This appeal is from a judgment rendered in favor of plaintiff on a confirmation of default. Defendant-Appellant contends that all, or alternatively a part, of the judgment was rendered on insufficient proof.
The petition was filed on April 26, 1973, alleging an indebtedness on open account in the principal sum of $16,855.17, and seeking interest at the rate of eight per cent, per annum and attorney fees in the *241amount of twenty-five per cent, of the aggregate. The petition was accompanied by unpaid invoices and an affidavit of correctness by plaintiff’s president, Mr. H. T. Broussard. The plaintiff, also, filed requests for admissions of fact, which related to the principal amount on the open account and the sale of merchandise, but did not relate to interest or attorney fees as forming a part of the agreements.
The defendant did not respond to the petition or to the requests for admissions of fact; and on May 21, 1973, the plaintiff entered a preliminary default. On May 24, 1973, judgment was rendered, in part, as follows:
“On motion of Robert S. Robertson, Attorney for Petitioner, AMERICAN SUPPLY CO. OF MORGAN CITY, INC., and upon producing due proof in support of plaintiff’s demand . . . .” (Emphasis ours)

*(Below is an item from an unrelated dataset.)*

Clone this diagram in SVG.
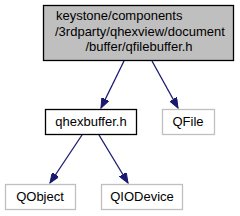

While the plaintiff-appellee contends that there is a presumption that a court’s judgment was based on sufficient proof, defendant-appellant contends that, notwithstanding the above italicized language, there is nothing in evidence in the record to support the award of interest above the legal rate, or of attorney fees.
The invoices on which the suit is based contained, in addition to the enumeration of services, merchandise and cost, the following statement:
“Purchaser or his Agent acknowledges receipt of the items covered by this invoice. Any signature will be recognized as an Agent of the Purchaser.
Purchaser agrees to pay interest at the rate of 8% per annum on all accounts thirty (30) days from date hereof and agrees to pay attorney’s fee of twenty five (25%) per cent on the aggregate balance then due and owing, on principal and interest, if the same be placed in the hands of an attorney for collection or suit, provided that in no event shall said fee be less than $100.00, together with all legal costs incurred.”
LSA-C.C. Art. 1702 provides that an affidavit of correctness of an open account is sufficient to establish a prima facie case in order to confirm a judgment of default. Defendant contends that the affidavit is insufficient to prove a contractual obligation to pay interest and attorney fees on an unpaid account. Defendant further contends that some of the invoices are not for merchandise sold but represent charges for repairs and labor costs, so that the affidavit is insufficient to prove these claims.
We agree that the claim for conventional interest and attorney fees cannot be proved by the affidavit of correctness of the open account. LSA-C.C. Article 2924 provides, in part, as follows:
“The amount of the conventional interest cannot exceed eight per cent. The same must be fixed in writing; testimonial proof of it is not admitted in any case.”
In Pooler Building Materials, Inc. v. Hogan, 244 So.2d 62 (La.App. 1st Cir. 1971) as here, the invoices sued upon were signed by several different employees from time to time, and there was no evidence that the parties ever mutually agreed that the invoices represented anything more than receipts. The court held that there was no contract between the seller and buyer for the payment of interest and attorney fees, and rejected the demand for these items. See, also, Holzer Sheet Metal Works, Inc. v. Reynolds & Marshall, 43 So.2d 169 (La.App.Orl.1949); Maloney v. Oak Builders, Inc., 256 La. 85, 235 So.2d 386 (1970).
We do not agree that an “open account” can only represent sales of merchandise, for purposes of proving a prima facie case by affidavit. Where the parties have demonstrated an agreement over a period of time that services, labor and oth*242er obligations between them may be billed and acknowledged by invoices on open account, such indebtedness, as well as that for the purchase of merchandise may be proved under LSA-C.C. Art. 1702. It would be an illogical and strained interpretation of that Article of the Civil Code to find that a creditor could prove thereunder the sale of $1,000.00 in appliances by affidavit, but would be required to prove a $25.00 installation charge by the testimony of a witness.
For the above and foregoing reasons, the judgment of the trial court is amended to provide that the interest on the principal amount of the judgment shall be .reduced to interest at the legal rate and to strike the award of twenty-five per cent, attorney fees, and the judgment appealed from as thus amended is affirmed. The plaintiff-appellee is to pay all costs of this appeal.
Amended and affirmed.
ELLIS, J., dissents and assigns written reasons.